Search the data below for the word "this" and copy each line that holds it.

EXERCISE INPUT
————

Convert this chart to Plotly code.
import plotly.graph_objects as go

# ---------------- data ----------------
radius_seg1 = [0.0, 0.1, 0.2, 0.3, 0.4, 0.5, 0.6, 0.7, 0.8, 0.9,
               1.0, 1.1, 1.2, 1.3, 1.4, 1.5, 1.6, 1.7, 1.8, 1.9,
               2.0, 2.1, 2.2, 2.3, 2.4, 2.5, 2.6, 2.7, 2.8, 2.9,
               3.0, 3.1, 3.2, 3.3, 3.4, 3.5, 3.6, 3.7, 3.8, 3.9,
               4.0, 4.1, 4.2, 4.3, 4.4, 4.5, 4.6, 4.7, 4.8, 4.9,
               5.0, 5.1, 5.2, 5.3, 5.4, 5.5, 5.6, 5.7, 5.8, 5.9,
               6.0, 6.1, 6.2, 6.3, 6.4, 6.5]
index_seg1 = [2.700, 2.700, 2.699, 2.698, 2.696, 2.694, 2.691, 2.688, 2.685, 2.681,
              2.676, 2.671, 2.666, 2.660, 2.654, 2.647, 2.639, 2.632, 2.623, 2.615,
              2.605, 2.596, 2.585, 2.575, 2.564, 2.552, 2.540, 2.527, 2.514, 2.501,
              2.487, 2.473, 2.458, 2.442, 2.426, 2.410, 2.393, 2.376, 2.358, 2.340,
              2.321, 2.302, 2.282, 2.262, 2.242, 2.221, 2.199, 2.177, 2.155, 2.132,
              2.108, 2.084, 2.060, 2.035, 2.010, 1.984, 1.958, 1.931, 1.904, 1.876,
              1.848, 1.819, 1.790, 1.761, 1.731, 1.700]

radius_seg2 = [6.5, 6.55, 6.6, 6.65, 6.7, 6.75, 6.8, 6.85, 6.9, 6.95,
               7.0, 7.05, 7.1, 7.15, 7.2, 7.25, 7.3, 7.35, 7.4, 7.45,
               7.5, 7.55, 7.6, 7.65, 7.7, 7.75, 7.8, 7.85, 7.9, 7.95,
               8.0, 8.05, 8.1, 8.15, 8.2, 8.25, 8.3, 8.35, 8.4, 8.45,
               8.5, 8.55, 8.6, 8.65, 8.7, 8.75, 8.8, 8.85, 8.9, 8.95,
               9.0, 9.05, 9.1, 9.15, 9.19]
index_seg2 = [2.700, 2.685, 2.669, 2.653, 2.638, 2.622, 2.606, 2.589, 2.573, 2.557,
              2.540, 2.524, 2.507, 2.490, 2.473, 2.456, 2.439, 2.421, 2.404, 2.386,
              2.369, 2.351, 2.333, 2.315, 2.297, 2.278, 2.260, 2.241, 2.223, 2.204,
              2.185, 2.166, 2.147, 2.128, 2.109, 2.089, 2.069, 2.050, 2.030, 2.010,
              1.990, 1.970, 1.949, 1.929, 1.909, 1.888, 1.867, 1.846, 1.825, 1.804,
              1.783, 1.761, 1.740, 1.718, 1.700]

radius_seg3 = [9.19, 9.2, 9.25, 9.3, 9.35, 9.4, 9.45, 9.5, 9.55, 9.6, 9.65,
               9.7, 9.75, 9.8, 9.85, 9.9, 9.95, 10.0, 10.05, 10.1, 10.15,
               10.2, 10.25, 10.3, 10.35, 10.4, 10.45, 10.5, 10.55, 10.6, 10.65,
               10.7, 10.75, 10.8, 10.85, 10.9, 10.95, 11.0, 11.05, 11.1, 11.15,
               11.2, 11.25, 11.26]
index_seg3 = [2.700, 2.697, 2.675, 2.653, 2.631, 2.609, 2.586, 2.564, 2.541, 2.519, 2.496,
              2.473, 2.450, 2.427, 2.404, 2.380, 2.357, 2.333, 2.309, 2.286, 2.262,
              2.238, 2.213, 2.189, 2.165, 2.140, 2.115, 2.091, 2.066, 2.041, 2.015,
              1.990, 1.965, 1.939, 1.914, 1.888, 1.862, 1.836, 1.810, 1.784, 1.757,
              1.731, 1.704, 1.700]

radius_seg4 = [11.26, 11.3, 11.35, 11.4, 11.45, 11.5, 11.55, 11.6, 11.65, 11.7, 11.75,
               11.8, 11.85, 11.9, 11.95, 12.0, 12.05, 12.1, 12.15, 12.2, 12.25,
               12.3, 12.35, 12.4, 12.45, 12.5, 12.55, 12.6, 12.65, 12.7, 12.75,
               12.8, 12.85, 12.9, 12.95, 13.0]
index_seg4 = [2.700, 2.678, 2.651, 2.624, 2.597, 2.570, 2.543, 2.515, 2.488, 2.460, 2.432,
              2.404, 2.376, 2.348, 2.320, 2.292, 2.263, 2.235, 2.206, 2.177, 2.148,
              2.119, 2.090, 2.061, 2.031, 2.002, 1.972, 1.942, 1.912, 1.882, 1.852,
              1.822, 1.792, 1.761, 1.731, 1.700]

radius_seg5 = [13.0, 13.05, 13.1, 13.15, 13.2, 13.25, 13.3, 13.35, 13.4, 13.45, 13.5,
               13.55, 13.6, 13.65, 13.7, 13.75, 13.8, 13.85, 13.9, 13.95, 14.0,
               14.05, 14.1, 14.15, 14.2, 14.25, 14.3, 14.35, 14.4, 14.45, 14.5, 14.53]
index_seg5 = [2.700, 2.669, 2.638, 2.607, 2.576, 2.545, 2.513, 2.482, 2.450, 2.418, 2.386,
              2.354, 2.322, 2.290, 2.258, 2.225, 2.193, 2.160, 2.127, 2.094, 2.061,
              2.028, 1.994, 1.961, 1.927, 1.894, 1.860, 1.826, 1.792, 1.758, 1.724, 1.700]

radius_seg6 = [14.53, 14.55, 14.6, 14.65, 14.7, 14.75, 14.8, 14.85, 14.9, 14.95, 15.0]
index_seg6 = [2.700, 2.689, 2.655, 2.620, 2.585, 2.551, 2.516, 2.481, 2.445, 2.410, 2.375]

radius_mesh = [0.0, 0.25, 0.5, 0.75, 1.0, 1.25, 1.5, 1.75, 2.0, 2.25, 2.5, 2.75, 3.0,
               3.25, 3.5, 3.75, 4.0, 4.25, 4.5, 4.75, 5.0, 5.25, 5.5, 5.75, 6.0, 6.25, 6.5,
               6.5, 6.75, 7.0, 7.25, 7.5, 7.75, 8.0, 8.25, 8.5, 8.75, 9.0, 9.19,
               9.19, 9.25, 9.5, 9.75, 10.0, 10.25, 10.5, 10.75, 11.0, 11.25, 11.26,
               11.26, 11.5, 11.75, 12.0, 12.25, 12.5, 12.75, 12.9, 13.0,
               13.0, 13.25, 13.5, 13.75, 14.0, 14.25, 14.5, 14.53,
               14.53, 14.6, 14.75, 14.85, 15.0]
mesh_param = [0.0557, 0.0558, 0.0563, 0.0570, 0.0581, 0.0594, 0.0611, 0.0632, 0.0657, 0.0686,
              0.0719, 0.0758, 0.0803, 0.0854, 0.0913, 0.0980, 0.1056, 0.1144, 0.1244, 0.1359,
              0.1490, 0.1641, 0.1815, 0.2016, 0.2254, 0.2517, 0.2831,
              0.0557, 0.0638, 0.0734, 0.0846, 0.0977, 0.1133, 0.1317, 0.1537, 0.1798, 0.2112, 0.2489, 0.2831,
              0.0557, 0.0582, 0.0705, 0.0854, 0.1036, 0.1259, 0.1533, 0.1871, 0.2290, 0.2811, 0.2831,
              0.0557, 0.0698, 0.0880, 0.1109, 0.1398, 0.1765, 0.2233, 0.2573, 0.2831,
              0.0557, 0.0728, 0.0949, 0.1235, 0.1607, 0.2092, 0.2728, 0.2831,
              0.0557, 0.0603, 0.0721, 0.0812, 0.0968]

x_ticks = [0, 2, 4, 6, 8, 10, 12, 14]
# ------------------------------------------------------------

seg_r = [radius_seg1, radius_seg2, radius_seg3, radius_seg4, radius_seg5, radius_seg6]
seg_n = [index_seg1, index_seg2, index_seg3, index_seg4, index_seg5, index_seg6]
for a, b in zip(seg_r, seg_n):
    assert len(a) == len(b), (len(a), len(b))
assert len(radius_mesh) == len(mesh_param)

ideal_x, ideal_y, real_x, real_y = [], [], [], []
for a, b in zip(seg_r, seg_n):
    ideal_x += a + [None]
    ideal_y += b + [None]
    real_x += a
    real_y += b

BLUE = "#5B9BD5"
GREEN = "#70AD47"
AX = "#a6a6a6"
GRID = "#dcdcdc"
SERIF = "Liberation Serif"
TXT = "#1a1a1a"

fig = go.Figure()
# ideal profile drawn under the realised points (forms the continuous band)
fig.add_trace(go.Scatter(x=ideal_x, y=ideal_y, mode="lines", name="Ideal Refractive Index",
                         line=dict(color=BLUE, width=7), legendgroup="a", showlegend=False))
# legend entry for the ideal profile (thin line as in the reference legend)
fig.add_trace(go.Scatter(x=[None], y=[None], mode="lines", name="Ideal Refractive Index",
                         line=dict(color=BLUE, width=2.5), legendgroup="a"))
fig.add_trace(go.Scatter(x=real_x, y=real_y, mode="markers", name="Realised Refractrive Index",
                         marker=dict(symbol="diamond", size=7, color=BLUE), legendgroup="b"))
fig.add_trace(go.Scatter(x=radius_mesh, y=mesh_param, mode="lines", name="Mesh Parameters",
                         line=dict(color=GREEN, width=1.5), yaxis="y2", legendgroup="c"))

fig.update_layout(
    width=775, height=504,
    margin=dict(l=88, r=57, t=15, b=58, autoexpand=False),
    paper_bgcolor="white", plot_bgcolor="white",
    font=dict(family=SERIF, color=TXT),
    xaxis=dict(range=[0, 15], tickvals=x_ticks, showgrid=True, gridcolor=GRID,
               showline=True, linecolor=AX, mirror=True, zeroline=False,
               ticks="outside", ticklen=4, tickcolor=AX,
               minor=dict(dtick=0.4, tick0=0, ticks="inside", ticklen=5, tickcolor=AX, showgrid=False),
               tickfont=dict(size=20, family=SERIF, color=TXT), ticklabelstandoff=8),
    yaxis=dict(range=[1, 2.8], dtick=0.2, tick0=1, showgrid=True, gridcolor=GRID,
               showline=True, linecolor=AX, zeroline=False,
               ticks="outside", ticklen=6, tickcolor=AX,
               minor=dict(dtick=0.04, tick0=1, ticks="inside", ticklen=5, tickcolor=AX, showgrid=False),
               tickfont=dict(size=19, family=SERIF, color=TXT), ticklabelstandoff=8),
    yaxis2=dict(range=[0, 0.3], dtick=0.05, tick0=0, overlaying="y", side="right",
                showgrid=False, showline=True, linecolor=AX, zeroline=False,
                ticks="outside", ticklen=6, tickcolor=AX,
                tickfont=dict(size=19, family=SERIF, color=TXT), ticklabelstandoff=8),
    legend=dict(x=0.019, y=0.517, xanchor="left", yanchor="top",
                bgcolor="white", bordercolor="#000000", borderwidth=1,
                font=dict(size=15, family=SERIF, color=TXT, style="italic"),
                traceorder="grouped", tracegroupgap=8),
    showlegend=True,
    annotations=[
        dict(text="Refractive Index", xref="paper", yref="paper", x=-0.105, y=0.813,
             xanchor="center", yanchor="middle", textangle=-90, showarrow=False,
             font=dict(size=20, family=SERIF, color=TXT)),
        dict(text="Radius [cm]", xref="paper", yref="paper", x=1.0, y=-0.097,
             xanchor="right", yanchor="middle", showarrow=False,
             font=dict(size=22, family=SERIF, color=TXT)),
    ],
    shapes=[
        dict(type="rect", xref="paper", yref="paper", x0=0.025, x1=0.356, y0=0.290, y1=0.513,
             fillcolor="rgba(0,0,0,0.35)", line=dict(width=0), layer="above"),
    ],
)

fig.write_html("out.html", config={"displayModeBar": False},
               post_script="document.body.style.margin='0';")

————

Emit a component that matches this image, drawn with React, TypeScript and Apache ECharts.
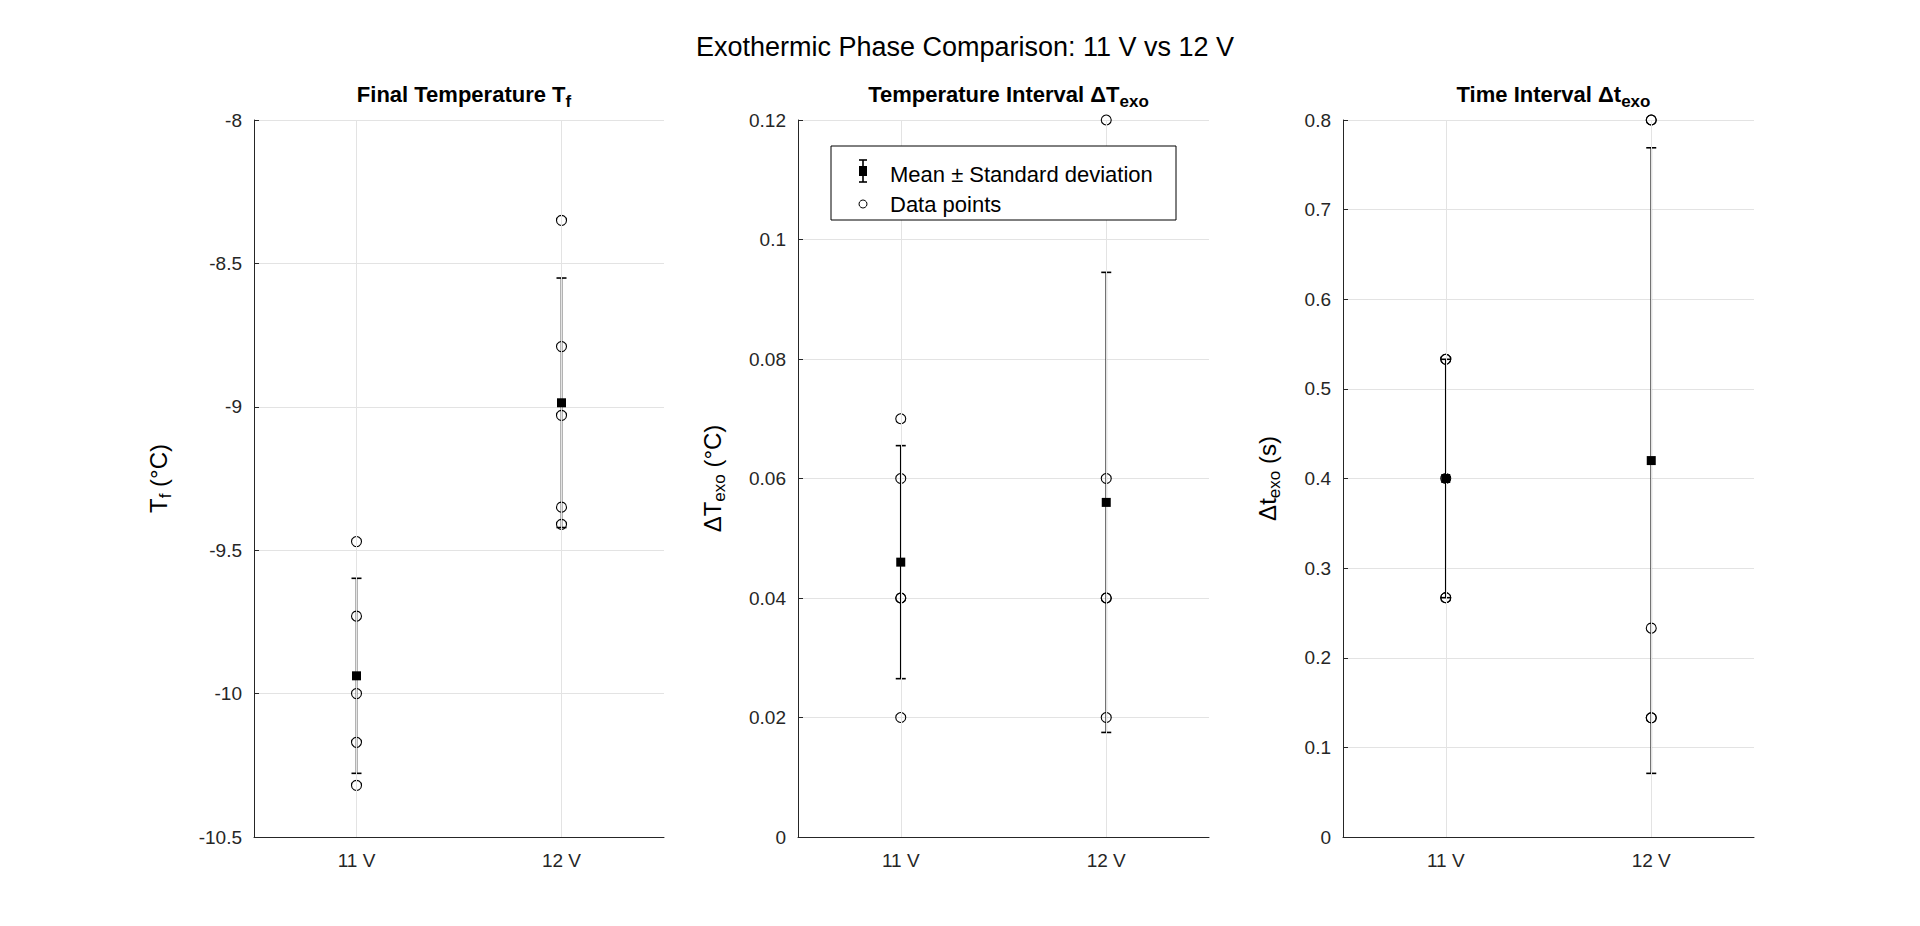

————

REPLY
Convert this chart to Plotly code.
Emit a component that matches this image, drawn with React, TypeScript and Apache ECharts.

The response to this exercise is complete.